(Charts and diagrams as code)
——————————
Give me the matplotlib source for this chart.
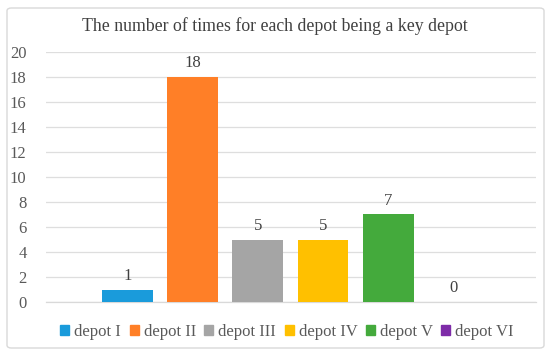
import matplotlib
matplotlib.use("Agg")
import matplotlib.pyplot as plt
from matplotlib.patches import FancyBboxPatch

depots = ["depot I", "depot II", "depot III", "depot IV", "depot V", "depot VI"]
counts = [1, 18, 5, 5, 7, 0]
colors = ["#1A9BDB", "#FF7F27", "#A5A5A5", "#FFC000", "#44AA3C", "#7E2CA8"]
yticks = list(range(0, 21, 2))
title = "The number of times for each depot being a key depot"

plt.rcParams['font.family'] = ['Liberation Serif', 'DejaVu Serif']
txt = "#595959"

fig = plt.figure(figsize=(5.5, 3.56), dpi=100)
fig.patch.set_facecolor("white")
border = FancyBboxPatch((7/550, 8/356), (544-7)/550, (348-8)/356,
                        boxstyle="round,pad=0,rounding_size=0.008",
                        transform=fig.transFigure, facecolor="none",
                        edgecolor="#D9D9D9", linewidth=1.0, zorder=-1)
fig.patches.append(border)

ax = fig.add_axes([46/550, 1-302/356, (536-46)/550, (302-52)/356])
ax.set_facecolor("none")
xs = list(range(len(depots)))
bars = ax.bar(xs, counts, width=0.78, color=colors, label=depots, zorder=3)
for x, v in zip(xs, counts):
    ax.annotate(str(v), (x, v), xytext=(0, 4), textcoords="offset points",
                ha="center", va="bottom", fontsize=12, color="#404040")

ax.set_xlim(-1.25, 6.27)
ax.set_ylim(0, 20)
ax.set_yticks(yticks)
ax.set_xticks([])
ax.yaxis.grid(True, color="#DEDEDE", linewidth=0.9, zorder=0)
for s in ["top", "right", "left"]:
    ax.spines[s].set_visible(False)
ax.spines["bottom"].set_color("#D9D9D9")
ax.spines["bottom"].set_linewidth(0.9)
ax.tick_params(axis="y", length=0, labelsize=12, labelcolor=txt, pad=14)

fig.text(0.5, 1-26/356, title, ha="center", va="center", fontsize=12.8, color="#404040")

handles = [plt.Rectangle((0, 0), 1, 1, color=c) for c in colors]
fig.legend(handles, depots, loc="center", bbox_to_anchor=(0.522, 1-332/356),
           ncol=6, frameon=False, fontsize=12, handlelength=0.55, handleheight=0.55,
           handletextpad=0.3, columnspacing=0.5, labelcolor=txt)

fig.savefig("out.png", dpi=100)
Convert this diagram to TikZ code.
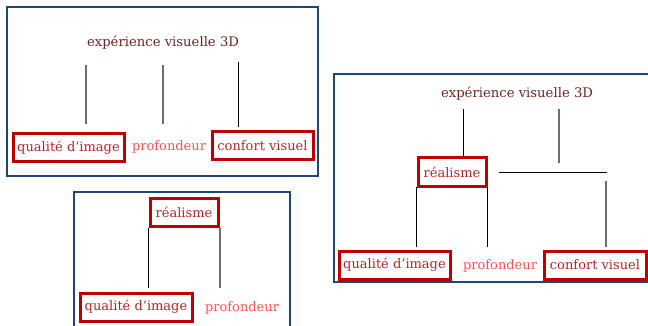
\documentclass[tikz,border=0pt]{standalone}
\usepackage{fontspec}
\setmainfont{DejaVu Serif}
\definecolor{frameblue}{RGB}{31,72,112}
\definecolor{boxred}{RGB}{192,0,0}
\definecolor{boxtext}{RGB}{180,36,36}
\definecolor{titletext}{RGB}{112,34,34}
\definecolor{lighttext}{RGB}{255,80,80}
\definecolor{linegray}{RGB}{110,110,110}
\tikzset{
  panel/.style={draw=frameblue, line width=2.8pt},
  titlenode/.style={text=titletext, font=\fontsize{13.2}{15}\selectfont, inner sep=0pt},
  boxnode/.style={draw=boxred, line width=3pt, text=boxtext, font=\fontsize{13}{15}\selectfont, inner xsep=2pt, minimum height=28pt},
  plainnode/.style={text=lighttext, font=\fontsize{13}{15}\selectfont, inner sep=0pt},
  darkline/.style={draw=black, line width=0.9pt},
  grayline/.style={draw=linegray, line width=1.4pt},
}
\begin{document}
\begin{tikzpicture}[x=1pt,y=-1pt]
\useasboundingbox (0,0) rectangle (648,326);
% panels
\draw[panel] (7,7) rectangle (318,176);
\draw[panel] (334,74) rectangle (670,282);
\draw[panel] (74,192) rectangle (290,345);

% panel 1
\node[titlenode] (t1) at (163,43) {expérience visuelle 3D};
\node[boxnode, minimum width=111pt] (q1) at (68.5,147.5) {qualité d'image};
\node[plainnode] (p1) at (169,147) {profondeur};
\node[boxnode, minimum width=101pt] (c1) at (262.5,146) {confort visuel};
\coordinate (a1) at (86,65);  \coordinate (a2) at (86,124);
\coordinate (b1) at (163,65); \coordinate (b2) at (163,124);
\coordinate (d1) at (238,62); \coordinate (d2) at (238,127);
\draw[grayline] (a1) -- (a2);
\draw[grayline] (b1) -- (b2);
\draw[darkline] (d1) -- (d2);

% panel 2
\node[titlenode] (t2) at (517,94) {expérience visuelle 3D};
\node[boxnode, minimum width=68pt] (r2) at (452,172) {réalisme};
\node[boxnode, minimum width=111pt] (q2) at (394.5,265) {qualité d'image};
\node[plainnode] (p2) at (500,266) {profondeur};
\node[boxnode, minimum width=102pt] (c2) at (595,265) {confort visuel};
\coordinate (e1) at (463,109);
\coordinate (f1) at (559,109); \coordinate (f2) at (559,163);
\coordinate (h1) at (499,172); \coordinate (h2) at (607,172);
\coordinate (g1) at (606,181); \coordinate (g2) at (606,247);
\coordinate (k1) at (416,187); \coordinate (k2) at (416,247);
\coordinate (m1) at (487,187); \coordinate (m2) at (487,247);
\draw[darkline] (e1) -- (e1 |- r2.north);
\draw[grayline] (f1) -- (f2);
\draw[darkline] (h1) -- (h2);
\draw[grayline] (g1) -- (g2);
\draw[darkline] (k1) -- (k2);
\draw[darkline] (m1) -- (m2);

% panel 3
\node[boxnode, minimum width=68pt] (r3) at (184,212.5) {réalisme};
\node[boxnode, minimum width=112pt] (q3) at (136,307) {qualité d'image};
\node[plainnode] (p3) at (242,308) {profondeur};
\coordinate (n1) at (148,228); \coordinate (n2) at (148,288);
\coordinate (o1) at (220,228); \coordinate (o2) at (220,288);
\draw[darkline] (n1) -- (n2);
\draw[grayline] (o1) -- (o2);
\end{tikzpicture}
\end{document}
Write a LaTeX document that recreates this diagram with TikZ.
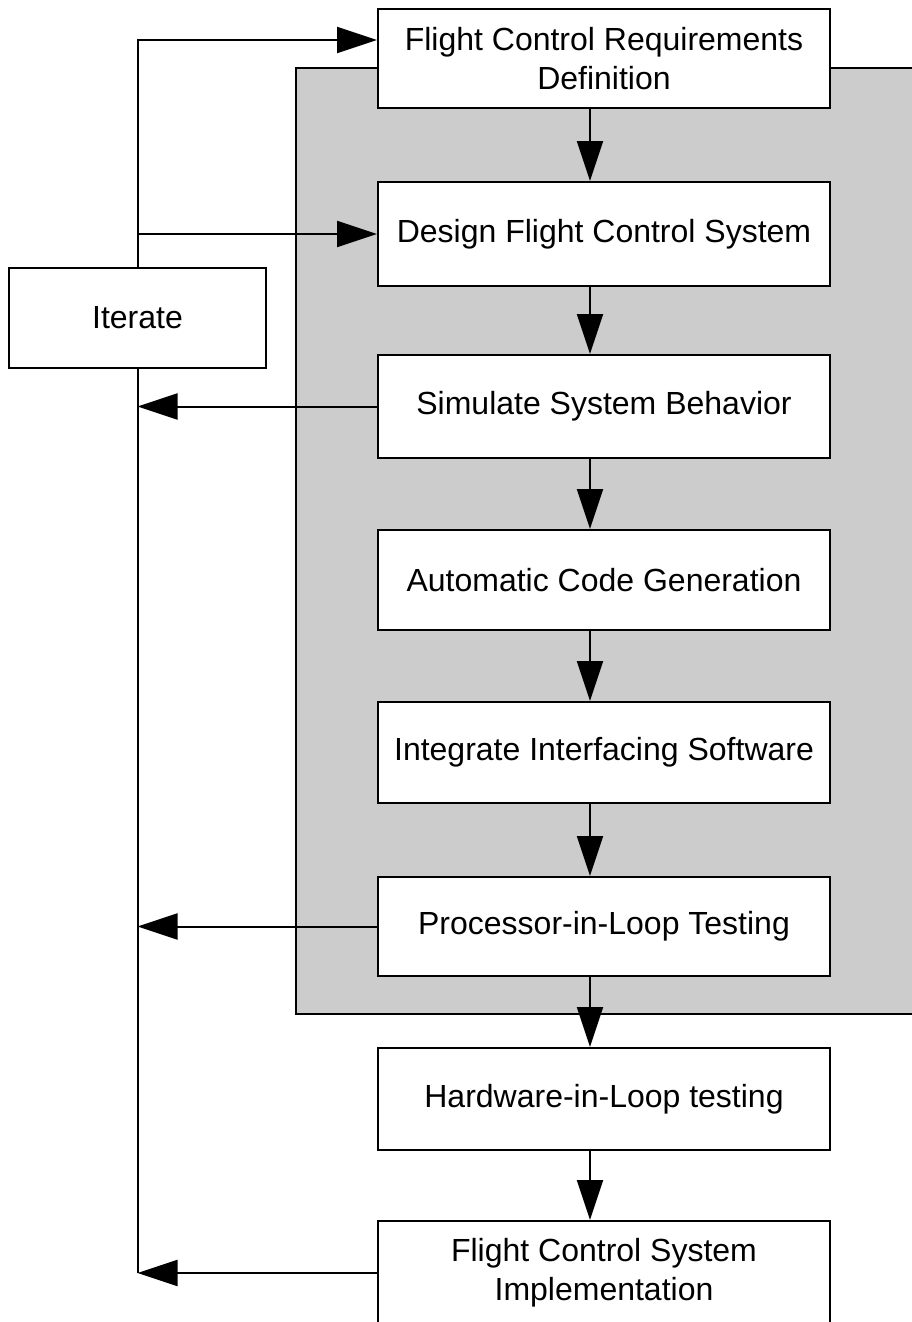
\documentclass[tikz,border=0pt]{standalone}
\usepackage{fontspec}
\setmainfont{Liberation Sans}
\usetikzlibrary{arrows.meta}
\definecolor{panel}{RGB}{204,204,204}
\begin{document}
\begin{tikzpicture}[x=1pt,y=-1pt,
  stage/.style={draw, fill=white, line width=2pt, minimum width=452pt,
    inner sep=0pt, align=center, font=\fontsize{32}{39}\selectfont},
  flow/.style={line width=2pt, -{Triangle[length=40pt,width=26pt]}},
  link/.style={line width=2pt}]
\useasboundingbox (0,0) rectangle (911,1322);

% shaded panel behind the software stages
\draw[link, fill=panel] (296,68) rectangle (930,1014);

% process stages
\node[stage, minimum height=99pt]  (b1) at (604,58.5)  {Flight Control Requirements\\Definition};
\node[stage, minimum height=104pt] (b2) at (604,234)   {Design Flight Control System};
\node[stage, minimum height=103pt] (b3) at (604,406.5) {Simulate System Behavior};
\node[stage, minimum height=100pt] (b4) at (604,580)   {Automatic Code Generation};
\node[stage, minimum height=101pt] (b5) at (604,752.5) {Integrate Interfacing Software};
\node[stage, minimum height=99pt]  (b6) at (604,926.5) {Processor-in-Loop Testing};
\node[stage, minimum height=102pt] (b7) at (604,1099)  {Hardware-in-Loop testing};
\node[stage, minimum height=104pt] (b8) at (604,1273)  {Flight Control System\\Implementation};

\node[stage, minimum width=257pt, minimum height=100pt] (it) at (137.5,318) {Iterate};

% main downward flow
\coordinate (ax) at (590,0);
\foreach \a/\b in {b1/b2,b2/b3,b3/b4,b4/b5,b5/b6,b6/b7,b7/b8}
  \draw[flow] (\a.south -| ax) -- (\b.north -| ax);

% iteration loop
\coordinate (y1) at (0,40);
\draw[flow] (it.north) |- (b1.west |- y1);
\draw[flow] (it.north |- b2.west) -- (b2.west);
\draw[link] (it.south) -- (it.south |- b8.west);
\draw[flow] (b3.west) -- (b3.west -| it.south);
\draw[flow] (b6.west) -- (b6.west -| it.south);
\draw[flow] (b8.west) -- (b8.west -| it.south);
\end{tikzpicture}
\end{document}
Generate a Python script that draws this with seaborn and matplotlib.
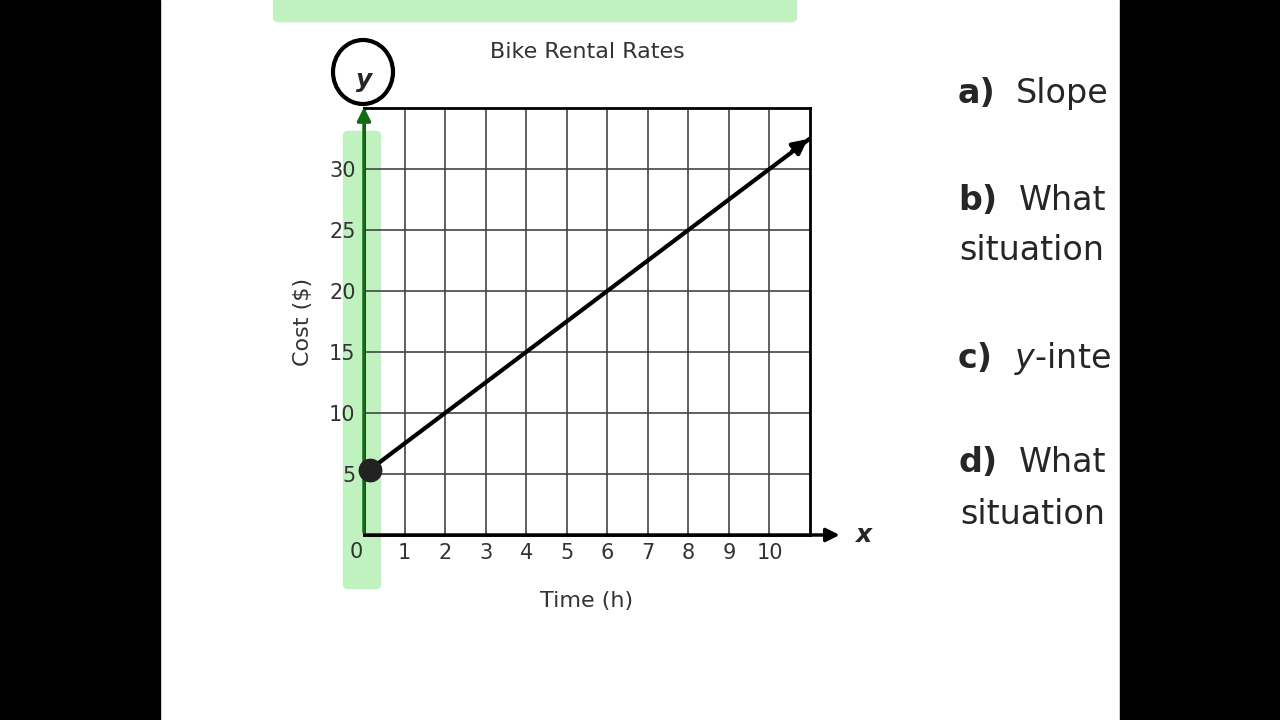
——————————
▶ Exercise goal
Which lines contain the word "that"? Copy each of them.

▶ Correct output
Write a LaTeX document that recreates this diagram with TikZ.
Generate a Python script that draws this with seaborn and matplotlib.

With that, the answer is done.